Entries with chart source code
--- START ---
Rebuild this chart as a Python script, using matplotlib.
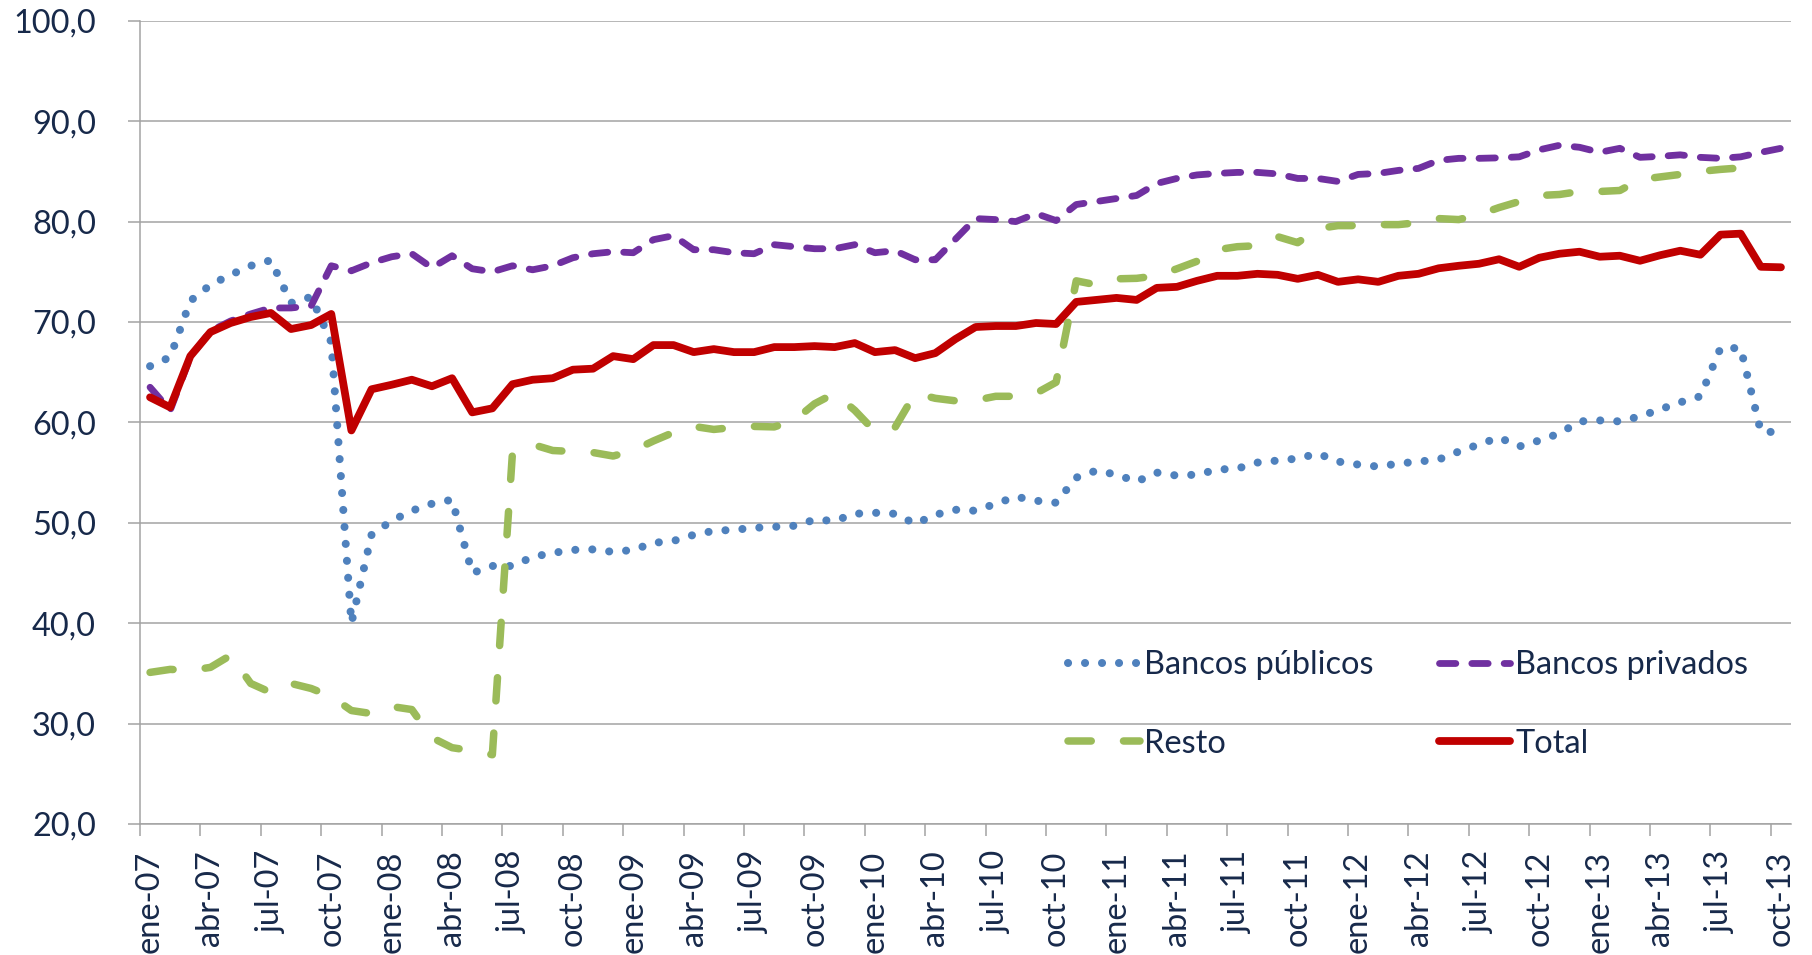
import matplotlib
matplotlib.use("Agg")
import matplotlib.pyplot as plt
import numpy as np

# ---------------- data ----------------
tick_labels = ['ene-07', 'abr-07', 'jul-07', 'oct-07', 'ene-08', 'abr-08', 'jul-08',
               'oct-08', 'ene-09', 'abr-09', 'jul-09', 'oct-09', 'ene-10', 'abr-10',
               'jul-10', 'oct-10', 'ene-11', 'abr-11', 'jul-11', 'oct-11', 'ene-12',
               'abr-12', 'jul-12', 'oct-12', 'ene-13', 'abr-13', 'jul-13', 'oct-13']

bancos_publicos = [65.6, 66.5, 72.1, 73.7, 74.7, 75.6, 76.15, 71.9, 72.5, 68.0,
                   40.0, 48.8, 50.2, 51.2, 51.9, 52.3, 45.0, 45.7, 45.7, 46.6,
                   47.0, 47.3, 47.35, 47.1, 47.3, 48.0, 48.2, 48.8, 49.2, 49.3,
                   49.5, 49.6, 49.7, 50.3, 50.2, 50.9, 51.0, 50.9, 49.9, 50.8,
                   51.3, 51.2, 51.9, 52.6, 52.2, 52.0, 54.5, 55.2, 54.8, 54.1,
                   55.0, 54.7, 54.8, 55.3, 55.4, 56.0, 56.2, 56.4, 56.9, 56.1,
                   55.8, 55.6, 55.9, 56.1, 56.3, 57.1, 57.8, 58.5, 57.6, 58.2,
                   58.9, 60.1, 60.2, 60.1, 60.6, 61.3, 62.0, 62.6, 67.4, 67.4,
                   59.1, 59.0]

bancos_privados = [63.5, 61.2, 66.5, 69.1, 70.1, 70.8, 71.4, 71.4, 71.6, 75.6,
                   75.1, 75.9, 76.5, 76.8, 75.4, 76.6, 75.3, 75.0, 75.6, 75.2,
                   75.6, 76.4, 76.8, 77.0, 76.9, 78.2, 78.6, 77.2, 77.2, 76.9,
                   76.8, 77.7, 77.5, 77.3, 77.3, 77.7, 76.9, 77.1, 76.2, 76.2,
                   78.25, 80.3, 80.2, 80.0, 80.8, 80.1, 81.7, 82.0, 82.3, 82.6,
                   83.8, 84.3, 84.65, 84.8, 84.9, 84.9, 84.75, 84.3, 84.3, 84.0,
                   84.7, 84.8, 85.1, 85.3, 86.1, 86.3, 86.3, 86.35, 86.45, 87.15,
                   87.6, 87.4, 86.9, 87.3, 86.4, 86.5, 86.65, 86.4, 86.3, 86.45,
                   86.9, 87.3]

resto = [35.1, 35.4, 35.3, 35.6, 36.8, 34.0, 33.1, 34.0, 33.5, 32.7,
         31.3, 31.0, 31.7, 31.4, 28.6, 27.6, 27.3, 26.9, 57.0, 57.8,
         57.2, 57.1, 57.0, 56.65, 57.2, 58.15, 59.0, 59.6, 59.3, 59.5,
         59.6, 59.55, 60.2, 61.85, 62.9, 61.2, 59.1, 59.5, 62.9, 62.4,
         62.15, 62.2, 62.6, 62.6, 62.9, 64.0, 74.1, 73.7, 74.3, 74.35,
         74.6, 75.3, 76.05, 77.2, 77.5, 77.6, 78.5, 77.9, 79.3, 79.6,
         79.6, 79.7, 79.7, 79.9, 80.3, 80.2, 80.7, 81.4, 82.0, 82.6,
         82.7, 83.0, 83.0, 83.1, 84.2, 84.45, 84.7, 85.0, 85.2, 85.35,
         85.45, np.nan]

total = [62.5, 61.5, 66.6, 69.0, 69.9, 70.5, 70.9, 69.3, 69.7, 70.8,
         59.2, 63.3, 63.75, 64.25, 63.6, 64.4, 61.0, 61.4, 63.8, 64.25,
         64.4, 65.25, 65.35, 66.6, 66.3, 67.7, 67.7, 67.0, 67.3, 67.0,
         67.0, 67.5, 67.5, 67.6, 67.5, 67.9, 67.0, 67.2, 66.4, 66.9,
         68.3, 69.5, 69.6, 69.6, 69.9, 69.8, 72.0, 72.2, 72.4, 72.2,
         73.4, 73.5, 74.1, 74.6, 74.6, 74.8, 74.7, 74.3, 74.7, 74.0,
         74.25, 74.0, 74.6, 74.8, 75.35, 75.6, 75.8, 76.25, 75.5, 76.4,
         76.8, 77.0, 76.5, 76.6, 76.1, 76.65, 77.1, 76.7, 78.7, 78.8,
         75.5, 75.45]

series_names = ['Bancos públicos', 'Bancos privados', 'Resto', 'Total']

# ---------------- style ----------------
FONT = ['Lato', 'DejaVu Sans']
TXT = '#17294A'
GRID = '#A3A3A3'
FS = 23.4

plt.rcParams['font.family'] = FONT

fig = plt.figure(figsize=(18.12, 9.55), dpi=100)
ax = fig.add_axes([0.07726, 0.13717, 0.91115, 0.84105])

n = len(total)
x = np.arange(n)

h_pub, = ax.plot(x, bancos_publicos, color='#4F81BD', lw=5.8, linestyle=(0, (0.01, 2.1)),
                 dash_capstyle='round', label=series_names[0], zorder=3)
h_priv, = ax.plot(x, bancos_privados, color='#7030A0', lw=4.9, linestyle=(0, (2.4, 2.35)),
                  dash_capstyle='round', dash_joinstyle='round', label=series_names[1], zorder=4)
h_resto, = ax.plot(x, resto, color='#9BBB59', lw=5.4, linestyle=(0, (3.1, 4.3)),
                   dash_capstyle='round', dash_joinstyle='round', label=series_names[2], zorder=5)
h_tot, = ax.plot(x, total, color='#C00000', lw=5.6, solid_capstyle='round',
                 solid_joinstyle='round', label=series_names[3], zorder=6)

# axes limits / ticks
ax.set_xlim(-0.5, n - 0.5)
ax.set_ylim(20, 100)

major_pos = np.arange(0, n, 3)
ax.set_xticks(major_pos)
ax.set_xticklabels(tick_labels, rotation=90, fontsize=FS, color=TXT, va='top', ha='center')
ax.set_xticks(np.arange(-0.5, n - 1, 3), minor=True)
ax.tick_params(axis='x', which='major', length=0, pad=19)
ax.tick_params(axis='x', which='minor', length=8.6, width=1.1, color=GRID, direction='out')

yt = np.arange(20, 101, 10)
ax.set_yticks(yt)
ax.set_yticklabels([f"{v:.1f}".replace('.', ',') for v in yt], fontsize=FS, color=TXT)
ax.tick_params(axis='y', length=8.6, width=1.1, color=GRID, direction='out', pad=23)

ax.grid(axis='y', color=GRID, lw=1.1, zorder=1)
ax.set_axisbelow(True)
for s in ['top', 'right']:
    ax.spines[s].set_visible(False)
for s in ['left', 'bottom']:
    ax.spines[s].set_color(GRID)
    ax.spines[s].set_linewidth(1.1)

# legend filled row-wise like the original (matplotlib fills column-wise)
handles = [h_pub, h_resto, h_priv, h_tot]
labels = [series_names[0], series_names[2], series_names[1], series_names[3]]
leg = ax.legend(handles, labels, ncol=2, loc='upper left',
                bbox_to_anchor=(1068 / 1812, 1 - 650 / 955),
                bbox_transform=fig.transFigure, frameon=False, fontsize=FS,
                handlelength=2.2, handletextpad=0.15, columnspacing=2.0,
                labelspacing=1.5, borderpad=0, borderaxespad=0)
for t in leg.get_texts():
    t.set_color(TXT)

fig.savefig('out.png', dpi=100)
--- END ---
--- START ---
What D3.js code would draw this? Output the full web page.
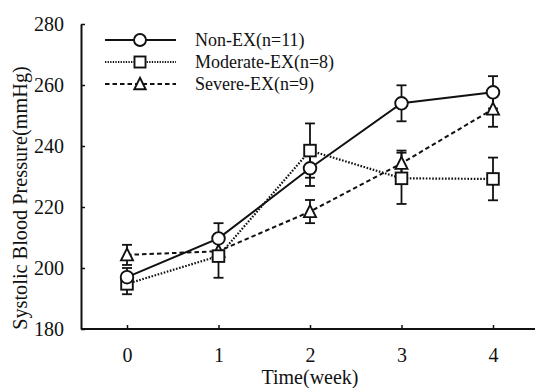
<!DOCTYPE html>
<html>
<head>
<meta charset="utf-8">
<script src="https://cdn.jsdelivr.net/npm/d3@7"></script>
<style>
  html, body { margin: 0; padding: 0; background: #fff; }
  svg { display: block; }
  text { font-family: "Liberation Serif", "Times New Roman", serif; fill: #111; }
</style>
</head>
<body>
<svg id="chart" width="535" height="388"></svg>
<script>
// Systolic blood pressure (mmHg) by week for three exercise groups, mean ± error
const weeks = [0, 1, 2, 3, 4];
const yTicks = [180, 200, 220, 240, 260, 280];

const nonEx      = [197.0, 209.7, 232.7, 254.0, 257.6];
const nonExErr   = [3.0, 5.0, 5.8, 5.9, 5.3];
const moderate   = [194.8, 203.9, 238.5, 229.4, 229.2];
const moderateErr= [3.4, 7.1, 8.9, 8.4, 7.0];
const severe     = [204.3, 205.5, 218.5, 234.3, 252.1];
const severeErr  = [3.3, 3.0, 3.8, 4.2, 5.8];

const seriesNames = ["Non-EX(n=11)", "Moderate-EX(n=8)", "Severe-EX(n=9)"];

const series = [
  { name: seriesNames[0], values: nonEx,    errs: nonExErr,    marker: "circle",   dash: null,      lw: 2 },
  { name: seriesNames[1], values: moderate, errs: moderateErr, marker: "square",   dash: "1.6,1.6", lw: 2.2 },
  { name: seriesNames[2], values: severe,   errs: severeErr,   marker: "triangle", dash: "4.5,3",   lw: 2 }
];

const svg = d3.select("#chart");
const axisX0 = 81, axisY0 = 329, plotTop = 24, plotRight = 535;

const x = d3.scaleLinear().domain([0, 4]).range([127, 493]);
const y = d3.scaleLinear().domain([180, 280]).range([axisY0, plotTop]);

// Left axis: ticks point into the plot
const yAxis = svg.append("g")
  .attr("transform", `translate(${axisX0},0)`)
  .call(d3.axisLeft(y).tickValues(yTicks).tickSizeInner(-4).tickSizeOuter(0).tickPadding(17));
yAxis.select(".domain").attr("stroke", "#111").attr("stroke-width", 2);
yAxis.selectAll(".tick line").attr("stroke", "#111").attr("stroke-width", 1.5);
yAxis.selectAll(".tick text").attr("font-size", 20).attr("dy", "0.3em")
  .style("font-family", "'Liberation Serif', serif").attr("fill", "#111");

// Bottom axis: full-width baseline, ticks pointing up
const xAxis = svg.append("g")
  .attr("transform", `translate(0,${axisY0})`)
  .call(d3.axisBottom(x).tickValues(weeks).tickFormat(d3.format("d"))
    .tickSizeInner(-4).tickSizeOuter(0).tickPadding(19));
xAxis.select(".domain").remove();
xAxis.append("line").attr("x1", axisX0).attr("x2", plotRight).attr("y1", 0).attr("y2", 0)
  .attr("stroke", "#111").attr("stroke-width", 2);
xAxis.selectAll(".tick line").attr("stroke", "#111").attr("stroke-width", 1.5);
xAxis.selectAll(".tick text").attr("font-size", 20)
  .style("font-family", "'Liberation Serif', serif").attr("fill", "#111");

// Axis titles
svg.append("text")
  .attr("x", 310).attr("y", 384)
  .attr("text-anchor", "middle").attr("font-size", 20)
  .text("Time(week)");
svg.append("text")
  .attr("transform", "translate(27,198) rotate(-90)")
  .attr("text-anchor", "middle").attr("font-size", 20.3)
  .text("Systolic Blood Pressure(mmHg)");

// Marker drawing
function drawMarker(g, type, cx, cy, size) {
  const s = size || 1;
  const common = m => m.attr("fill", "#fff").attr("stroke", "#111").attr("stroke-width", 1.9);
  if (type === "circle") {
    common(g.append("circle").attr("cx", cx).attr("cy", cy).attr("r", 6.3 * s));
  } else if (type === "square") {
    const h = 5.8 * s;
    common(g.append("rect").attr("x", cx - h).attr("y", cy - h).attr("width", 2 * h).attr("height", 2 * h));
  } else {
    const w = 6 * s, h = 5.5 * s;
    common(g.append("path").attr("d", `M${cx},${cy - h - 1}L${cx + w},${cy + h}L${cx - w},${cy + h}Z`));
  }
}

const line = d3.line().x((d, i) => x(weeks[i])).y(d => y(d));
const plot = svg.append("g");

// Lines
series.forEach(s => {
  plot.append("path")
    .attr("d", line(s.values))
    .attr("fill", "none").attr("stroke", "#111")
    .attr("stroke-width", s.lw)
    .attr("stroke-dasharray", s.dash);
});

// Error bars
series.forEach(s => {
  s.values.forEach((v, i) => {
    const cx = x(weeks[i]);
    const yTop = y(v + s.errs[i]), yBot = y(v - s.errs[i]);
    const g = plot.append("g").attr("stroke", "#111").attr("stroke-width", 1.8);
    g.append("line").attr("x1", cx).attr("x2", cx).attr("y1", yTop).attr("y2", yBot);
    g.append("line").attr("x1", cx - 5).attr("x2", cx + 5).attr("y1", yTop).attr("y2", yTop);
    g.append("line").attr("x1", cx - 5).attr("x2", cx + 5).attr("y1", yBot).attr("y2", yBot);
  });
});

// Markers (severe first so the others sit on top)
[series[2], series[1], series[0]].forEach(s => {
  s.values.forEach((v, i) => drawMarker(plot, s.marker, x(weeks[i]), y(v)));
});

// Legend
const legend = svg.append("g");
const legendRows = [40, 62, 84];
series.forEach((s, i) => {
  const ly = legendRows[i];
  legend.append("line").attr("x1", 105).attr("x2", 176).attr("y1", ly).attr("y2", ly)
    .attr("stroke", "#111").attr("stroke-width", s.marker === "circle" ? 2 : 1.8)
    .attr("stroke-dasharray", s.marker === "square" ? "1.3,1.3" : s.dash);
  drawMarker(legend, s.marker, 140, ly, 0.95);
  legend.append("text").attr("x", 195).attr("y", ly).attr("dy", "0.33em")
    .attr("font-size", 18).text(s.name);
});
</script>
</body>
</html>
--- END ---
Which lines hold the word "this"? Copy all of them.

Rebuild this chart as a Python script, using matplotlib.
What D3.js code would draw this? Output the full web page.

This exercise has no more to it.